Handle 404 and other download errors better

Caches 404 errors by default since they remain constant. This means building the new dataset is much faster.

Handle 404 and other download errors better
b2434588 · Alois Klink · d4d81ab3 · b2434588
Commit b2434588 authored 6 years ago by Alois Klink
--- a/chimet-scraper.py
+++ b/chimet-scraper.py
@@ -2,6 +2,7 @@ import argparse
 import enum # importing this since needed for argparse
 import datetime
 from pathlib import Path
+import csv
 try:
    import dateutil.parser # used to decihper types
@@ -140,13 +141,22 @@ def make_url(location: Locations, format: Formats, date: datetime.datetime
    return urllib.parse.urlunparse(urlparts), filename
-def download(url: str, output_loc, wait: typing.Optional[int]=None):
+def make_error_csv(output_loc, error_no, msg):
+    with open(output_loc, "w") as f:
+        writer = csv.DictWriter(f, fieldnames=["ERROR", "ERROR_MSG"])

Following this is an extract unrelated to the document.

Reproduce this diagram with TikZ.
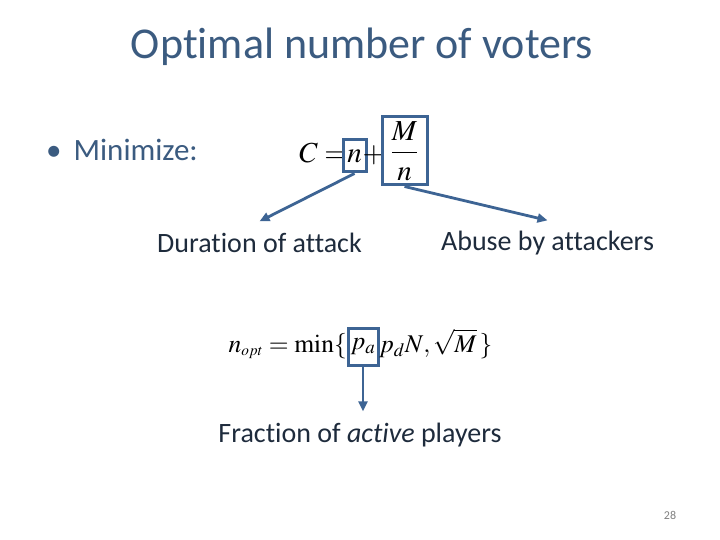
\documentclass[tikz,border=0pt]{standalone}
\usepackage{amsmath}
\usepackage{mathptmx}
\usepackage{fontspec}
\setmainfont{Carlito}[Ligatures=NoCommon]
\usetikzlibrary{positioning}
\usetikzlibrary{arrows.meta}
\definecolor{titleblue}{HTML}{3B5B80}
\definecolor{boxblue}{HTML}{3D6494}
\definecolor{labeldark}{HTML}{1E2B3C}

\begin{document}
\begin{tikzpicture}[x=1pt,y=-1pt]
\tikzset{
hlbox/.style={draw=boxblue,line width=3pt,inner sep=0pt},
pointer/.style={draw=boxblue,line width=2.8pt,-{Triangle[length=10pt,width=9pt]}},
label/.style={font=\fontsize{28}{34}\selectfont,text=labeldark,anchor=base,inner sep=11pt}
}
\useasboundingbox (0,0) rectangle (720,540);

\node[font=\fontsize{44}{52}\selectfont,text=titleblue,anchor=base](title) at (362,59){Optimal number of voters};
\node[font=\fontsize{31}{37}\selectfont,text=titleblue,anchor=base west,inner sep=0pt](minimize) at (46,161){\textbullet\hspace{12pt}Minimize:};

% C = n + M/n
\node[font=\fontsize{29}{35}\selectfont,anchor=base east,inner sep=0pt](ceq) at (347,163){$C=$};
\node[hlbox,font=\fontsize{29}{35}\selectfont,minimum width=23,minimum height=32](nbox) at (354.5,156){$n$};
\node[font=\fontsize{29}{35}\selectfont,anchor=base,inner sep=0pt](plus) at (374,163){$+$};
\node[hlbox,font=\fontsize{29}{35}\selectfont,minimum width=45,minimum height=68](fracbox) at (404.5,151){$\dfrac{M}{n}$};

% n_opt
\node[font=\fontsize{25.5}{30}\selectfont,anchor=base east,inner sep=1pt](nopt) at (348,352){$n_{\scriptscriptstyle opt}=\min\{$};
\node[hlbox,font=\fontsize{25.5}{30}\selectfont,minimum width=30,minimum height=37](pabox) at (363,346.5){$p_a$};
\node[font=\fontsize{25.5}{30}\selectfont,anchor=base west,inner sep=1pt](rest) at (378,352){$p_d N,\sqrt{M}\,\}$};

\node[label](duration) at (259.5,252){Duration of attack};
\node[label](abuse) at (547.5,251){Abuse by attackers};
\node[label](fraction) at (360,442){Fraction of \textit{active} players};
\node[font=\fontsize{12}{14}\selectfont,text=gray](page) at (670,515){28};

\path
(nbox.south) edge[pointer] (duration.north)
(fracbox.south) edge[pointer] (abuse.north)
(pabox.south) edge[pointer] (pabox.south |- fraction.north);
\end{tikzpicture}
\end{document}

+        writer.writeheader()
+        writer.writerow({"ERROR": error_no,
+                         "ERROR_MSG": msg})
+def download(url: str, output_loc, wait: typing.Optional[int]=None,
+             cache_404: bool=True):
    """Downloads the given url to the output location.
    Arguments:
        url: The url to download
        output_loc: Where to download the url to.
        wait: Wait for this many seconds to avoid overloading the server.
+        cache_404: If there is a 404 file-not-found error, cache it.
    """
    if wait is None:
        wait = 6 # wait for 6 seconds between downloads
@@ -157,9 +167,20 @@ def download(url: str, output_loc, wait: typing.Optional[int]=None):
    temp_loc = output_loc.with_suffix(output_loc.suffix + ".tmp")
    try:
        urllib.request.urlretrieve(url, temp_loc)
-        temp_loc.rename(output_loc)
+        # for some reason sometimes the csv is empty, so
+        # make an error if that happens
+        if temp_loc.stat().st_size == 0:
+            make_error_csv(output_loc, 204, f"{url} was empty")
+            raise Exception(f"Empty CSV Error when downloading {url}")
+    except urllib.error.HTTPError as e:
+        if e.code == 404 and cache_404:
+            make_error_csv(output_loc, error_no=404, msg=f"{url} not found")
+        raise Exception(f"{e} when downloading {url}") from e
    except Exception as e:
        raise Exception(f"{e} when downloading {url}") from e
+    else:
+        # if no errors, move the downloaded file to the real location
+        temp_loc.rename(output_loc)
    finally:
        time.sleep(wait) # wait for x seconds to avoid the server blocking us
@@ -196,6 +217,13 @@ def uppercase_columns(pandas_dataset):
    pandas_dataset.columns = pandas_dataset.columns.str.upper()
    return pandas_dataset
+def read_csv(csv_file_path: str):
+    try:
+        return pd.read_csv(csv_file_path)
+    except pd.errors.EmptyDataError as e:
+        new_e = pd.errors.EmptyDataError(f"{e} {csv_file_path}")
+        raise new_e from e
 def combine_csvs(input_csv_files: list, output_loc):
    """Combines the given csv files into one big one.
@@ -205,8 +233,9 @@ def combine_csvs(input_csv_files: list, output_loc):
        input_csv_files: The list of csv files to combine.
        output_loc: Where the save the combined csv file.
    """
-    combined = pd.concat([uppercase_columns(pd.read_csv(f))
+    combined = pd.concat([uppercase_columns(read_csv(f))
-                          for f in input_csv_files])
+                          for f in input_csv_files],
+                         sort=False)
    combined.to_csv(output_loc, index=False, encoding='utf-8')
 def make_csv(location: Locations,
@@ -244,12 +273,14 @@ def make_csv(location: Locations,
            # show the file we are downloading
            pbar.set_description(str(filename))
            try:
-                download(url, output_loc=output_loc, wait=wait)
+                download(url, output_loc=output_loc, wait=wait, cache_404=True)
-                # add the file to the list of downloaded files
-                file_name_list.append(output_loc)
            except Exception as e:
                if not quiet:
                    pbar.write(f"{e}")
+            else:
+                # add the file to the list of downloaded files if there was
+                # no exception
+                file_name_list.append(output_loc)
            pbar.update(1) # update the fancy progressbar